As my dad would say, ‘they broke the mold when they made Chris Wenzler.’ He was a rare breed. I’m confident in saying there will never be another one like him. His dedication to his family, to his work, to his friends, to his employees, to student athletes, and to John Carroll University is unmatched. 

 

God has blessed me with many gifts, but unfortunately a great memory is not one of them. I met Chris in 2005 and worked for him in 2006. At the time, I knew that I wanted to work in sports, but I was far more focused on my social life than my future. And with that in mind, I don’t remember the exact conversation where Chris told me, “you should apply for this internship with the Buffalo Bills.” 

 

He knew a guy, who met a guy, who knew a guy’s dad who worked for the Bills. I do remember him saying that he would put a call in for me, but that his recommendation wouldn’t be enough. Turns out, the guy he knew left the Bills before they started interviewing candidates. I was on my own to get the job. Spoiler alert: I got it. 

 

But I do know that, without his belief in me, without that encouragement and that nudge, my career and my life would have been very different. And I’m one of so many people with a story like that.

 

My career path took me around the world and, ultimately, back to John Carroll in my current role. I can’t help but think there is a bigger plan at play. I’ve felt so fortunate to be able to support Chris in his job in the moments where cancer needed his full focus. 

 

And I can say that, without a doubt, my life forever changed when I decided to run a marathon to support the Wenzlers. And thank God, that in spite of the fact that my actual marathon got cancelled, my friends and family helped convince me to stage Wenzlerthon.

 

Through the training, the fundraising, the promotion, I found a new passion. It was always there, but Chris helped draw it out of me in the final months of his life. I’m so grateful that Wenzlerthon gave many of us an opportunity to support the family and also to tell and show Chris how we felt about him. 

 

The last eight miles of Wenzlerthon were the hardest thing I have ever done in my life. Realizing it’s OK to be vulnerable, I will admit that doubt crept into my mind. I wasn’t sure I could do it. That’s when I started to think about all of you. The Wenzler’s Warriors who were there with me. I didn’t know many of you before this journey, but Chris brought us together. He built the most incredible community across the last four decades.

 

The end of Wenzlerthon is something that will be with me forever. 

 

In that moment, my pain and my doubt turned into joy.

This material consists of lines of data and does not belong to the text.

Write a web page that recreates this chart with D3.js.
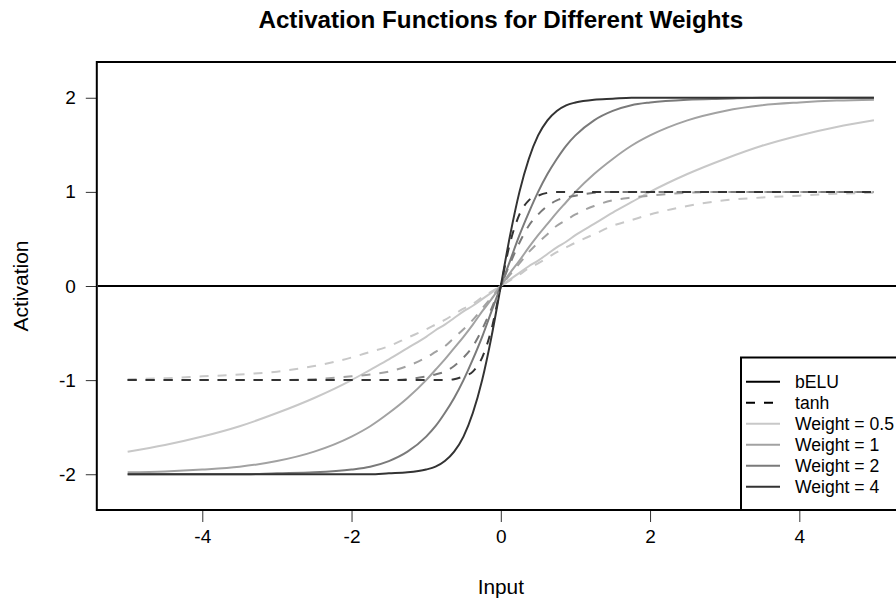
<!DOCTYPE html>
<html><head><meta charset="utf-8">
<script src="https://cdn.jsdelivr.net/npm/d3@7"></script>
<style>body{margin:0;background:#fff}svg{display:block}text{font-family:"Liberation Sans",Arial,sans-serif}</style>
</head><body><svg id="c" width="896" height="602"></svg>
<script>
// ---- data ----
const inputs = [-5,-4.5,-4,-3.5,-3,-2.5,-2,-1.75,-1.5,-1.25,-1,-0.875,-0.75,-0.625,-0.5,-0.375,-0.25,-0.125,0,0.125,0.25,0.375,0.5,0.625,0.75,0.875,1,1.25,1.5,1.75,2,2.5,3,3.5,4,4.5,5];
const weights = [0.5, 1, 2, 4];
const weightColors = ["#c8c8c8", "#a2a2a2", "#7a7a7a", "#333333"];
const belu05 = [-1.76,-1.69,-1.60,-1.49,-1.35,-1.19,-1.00,-0.89,-0.78,-0.66,-0.54,-0.47,-0.41,-0.34,-0.27,-0.21,-0.14,-0.07,0,0.07,0.14,0.21,0.27,0.34,0.41,0.47,0.54,0.66,0.78,0.89,1.00,1.19,1.35,1.49,1.60,1.69,1.76];
const belu1  = [-1.98,-1.97,-1.95,-1.92,-1.86,-1.76,-1.60,-1.49,-1.35,-1.19,-1.00,-0.89,-0.78,-0.66,-0.54,-0.41,-0.27,-0.14,0,0.14,0.27,0.41,0.54,0.66,0.78,0.89,1.00,1.19,1.35,1.49,1.60,1.76,1.86,1.92,1.95,1.97,1.98];
const belu2  = [-2.00,-2.00,-2.00,-2.00,-1.99,-1.98,-1.95,-1.92,-1.86,-1.76,-1.60,-1.49,-1.35,-1.19,-1.00,-0.78,-0.54,-0.27,0,0.27,0.54,0.78,1.00,1.19,1.35,1.49,1.60,1.76,1.86,1.92,1.95,1.98,1.99,2.00,2.00,2.00,2.00];
const belu4  = [-2.00,-2.00,-2.00,-2.00,-2.00,-2.00,-2.00,-2.00,-1.99,-1.98,-1.95,-1.92,-1.86,-1.76,-1.60,-1.35,-1.00,-0.54,0,0.54,1.00,1.35,1.60,1.76,1.86,1.92,1.95,1.98,1.99,2.00,2.00,2.00,2.00,2.00,2.00,2.00,2.00];
const tanh05 = [-0.99,-0.98,-0.96,-0.94,-0.91,-0.85,-0.76,-0.70,-0.64,-0.55,-0.46,-0.41,-0.36,-0.30,-0.24,-0.19,-0.12,-0.06,0,0.06,0.12,0.19,0.24,0.30,0.36,0.41,0.46,0.55,0.64,0.70,0.76,0.85,0.91,0.94,0.96,0.98,0.99];
const tanh1  = [-1.00,-1.00,-1.00,-1.00,-1.00,-0.99,-0.96,-0.94,-0.91,-0.85,-0.76,-0.70,-0.64,-0.55,-0.46,-0.36,-0.24,-0.12,0,0.12,0.24,0.36,0.46,0.55,0.64,0.70,0.76,0.85,0.91,0.94,0.96,0.99,1.00,1.00,1.00,1.00,1.00];
const tanh2  = [-1.00,-1.00,-1.00,-1.00,-1.00,-1.00,-1.00,-1.00,-1.00,-0.99,-0.96,-0.94,-0.91,-0.85,-0.76,-0.64,-0.46,-0.24,0,0.24,0.46,0.64,0.76,0.85,0.91,0.94,0.96,0.99,1.00,1.00,1.00,1.00,1.00,1.00,1.00,1.00,1.00];
const tanh4  = [-1.00,-1.00,-1.00,-1.00,-1.00,-1.00,-1.00,-1.00,-1.00,-1.00,-1.00,-1.00,-1.00,-0.99,-0.96,-0.91,-0.76,-0.46,0,0.46,0.76,0.91,0.96,0.99,1.00,1.00,1.00,1.00,1.00,1.00,1.00,1.00,1.00,1.00,1.00,1.00,1.00];
const xTicks = [-4, -2, 0, 2, 4];
const yTicks = [-2, -1, 0, 1, 2];
const legendLabels = ["bELU", "tanh", "Weight = 0.5", "Weight = 1", "Weight = 2", "Weight = 4"];
const titleText = "Activation Functions for Different Weights";

const beluSeries = [belu05, belu1, belu2, belu4];
const tanhSeries = [tanh05, tanh1, tanh2, tanh4];

// ---- layout ----
const svg = d3.select("#c");
const L = 97.8, R = 903.8, T = 62, B = 510;
const x = d3.scaleLinear().domain([-5.4, 5.4]).range([L, R]);
const y = d3.scaleLinear().domain([-2.38, 2.38]).range([B, T]);
const fmt = d => String(d);  // plain hyphen-minus as in the reference

svg.append("defs").append("clipPath").attr("id","clip").append("rect")
  .attr("x", L).attr("y", T).attr("width", R - L).attr("height", B - T);

const line = d3.line().x(d => x(d[0])).y(d => y(d[1])).curve(d3.curveMonotoneX);
const plot = svg.append("g").attr("clip-path", "url(#clip)");

plot.append("line").attr("x1", L).attr("x2", R).attr("y1", y(0)).attr("y2", y(0))
  .attr("stroke", "#000").attr("stroke-width", 2);

beluSeries.forEach((s, i) => {
  plot.append("path").datum(inputs.map((v, k) => [v, s[k]]))
    .attr("d", line).attr("fill", "none")
    .attr("stroke", weightColors[i]).attr("stroke-width", 2);
});
tanhSeries.forEach((s, i) => {
  plot.append("path").datum(inputs.map((v, k) => [v, s[k]]))
    .attr("d", line).attr("fill", "none")
    .attr("stroke", weightColors[i]).attr("stroke-width", 2)
    .attr("stroke-dasharray", "9,9");
});

// axes
const xAxis = d3.axisBottom(x).tickValues(xTicks).tickSize(12).tickPadding(8).tickFormat(fmt);
const gx = svg.append("g").attr("transform", `translate(0,${B})`).call(xAxis);
gx.select(".domain").remove();
gx.selectAll("text").attr("font-size", 19).attr("fill", "#000").style("font-family", '"Liberation Sans",Arial,sans-serif');
gx.selectAll("line").attr("stroke", "#333");

const yAxis = d3.axisLeft(y).tickValues(yTicks).tickSize(11).tickPadding(10).tickFormat(fmt);
const gy = svg.append("g").attr("transform", `translate(${L - 1},0)`).call(yAxis);
gy.select(".domain").remove();
gy.selectAll("text").attr("font-size", 19).attr("fill", "#000").style("font-family", '"Liberation Sans",Arial,sans-serif');
gy.selectAll("line").attr("stroke", "#333");

svg.append("rect").attr("x", L - 1).attr("y", T).attr("width", R - L + 1).attr("height", B - T)
  .attr("fill", "none").attr("stroke", "#000").attr("stroke-width", 2);

// title and axis labels
svg.append("text").attr("x", (L + R) / 2).attr("y", 28).attr("text-anchor", "middle")
  .attr("font-size", 24.2).attr("font-weight", "bold").text(titleText);
svg.append("text").attr("x", (L + R) / 2).attr("y", 594).attr("text-anchor", "middle")
  .attr("font-size", 20.8).text("Input");
svg.append("text").attr("transform", `translate(28,${(T + B) / 2}) rotate(-90)`).attr("text-anchor", "middle")
  .attr("font-size", 21).text("Activation");

// legend
const lg = svg.append("g");
lg.append("rect").attr("x", 741).attr("y", 357.5).attr("width", 200).attr("height", B - 357.5)
  .attr("fill", "#fff").attr("stroke", "#000").attr("stroke-width", 2);
const legendColors = ["#000", "#000"].concat(weightColors);
const legendDash = [null, "9,9", null, null, null, null];
legendLabels.forEach((lab, i) => {
  const yy = 381.7 + i * 21;
  lg.append("line").attr("x1", 746).attr("x2", 780).attr("y1", yy).attr("y2", yy)
    .attr("stroke", legendColors[i]).attr("stroke-width", 2)
    .attr("stroke-dasharray", legendDash[i]);
  lg.append("text").attr("x", 795).attr("y", yy).attr("dy", "0.35em")
    .attr("font-size", 17.6).attr("fill", "#000").text(lab);
});
</script></body></html>
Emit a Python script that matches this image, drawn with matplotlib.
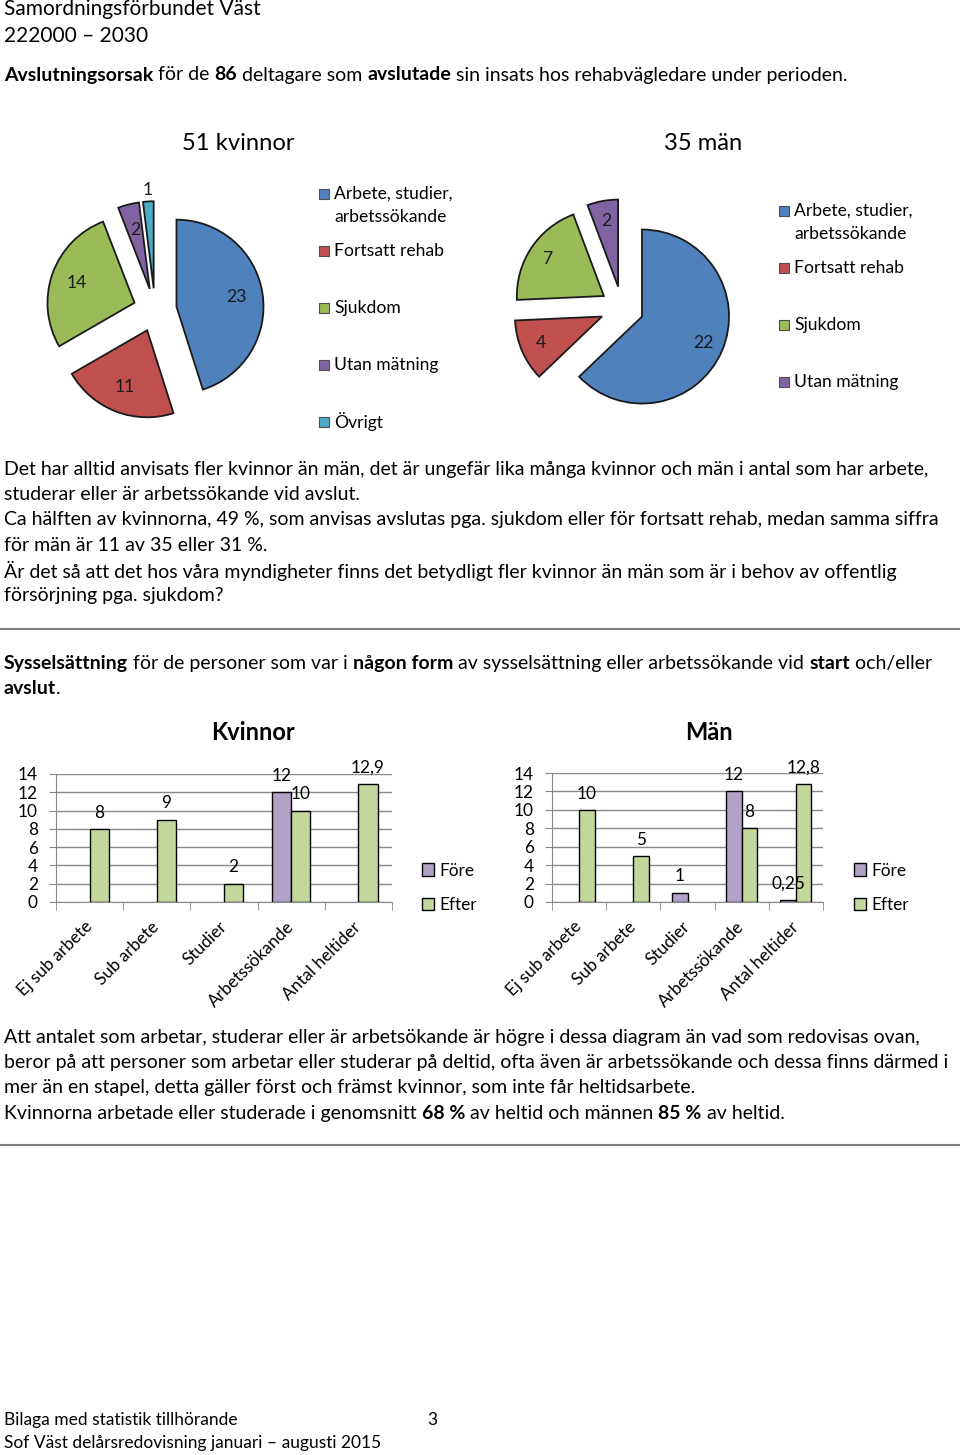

And then I saw Chris. And we hugged. And I want you to know that every single member of the Wenzler’s Warriors was there. We told him that we loved him. We told him that our lives were better because of him. We told him that he inspired us. 

 

So how do we honor Chris’ legacy? One of the SID alums reminded me about Chris’ view on what separates DIII athletics from bigger schools and professional sports. Wenz affectionately called it the “give a s--- factor.” At bigger places, it may just be a job. Here, we genuinely care about what we do because every task, every game, every athlete, coach, parent, and supporter matters.

 

So, I leave you today with two challenges.

 

Number 1: In the coming weeks, months, and years when the tributes stop pouring in and we go back to our daily lives, carve out time to check in on Melissa and the kids. If you promise to do that, I want you to raise your hand right now. And Melissa, Madeline, and Oliver, I want you to look around this room and I want you to picture all the people watching online. We are here and we are not going anywhere. 

 

Number 2: There will be lots of ways to honor Chris. You can contribute to the Chris Wenzler Memorial Fund or the Go Fund Me accounts to support the family. You can continue to pray. But I think the way to ensure that Chris Wenzler lives on is to use your words and actions to make a difference for people the way Chris influenced you and me. Find the moments in your life and in your work where you can be a mentor. Use your gifts to encourage and to serve others. Live with love in your heart. Tell people how you feel about them. And always follow your passion.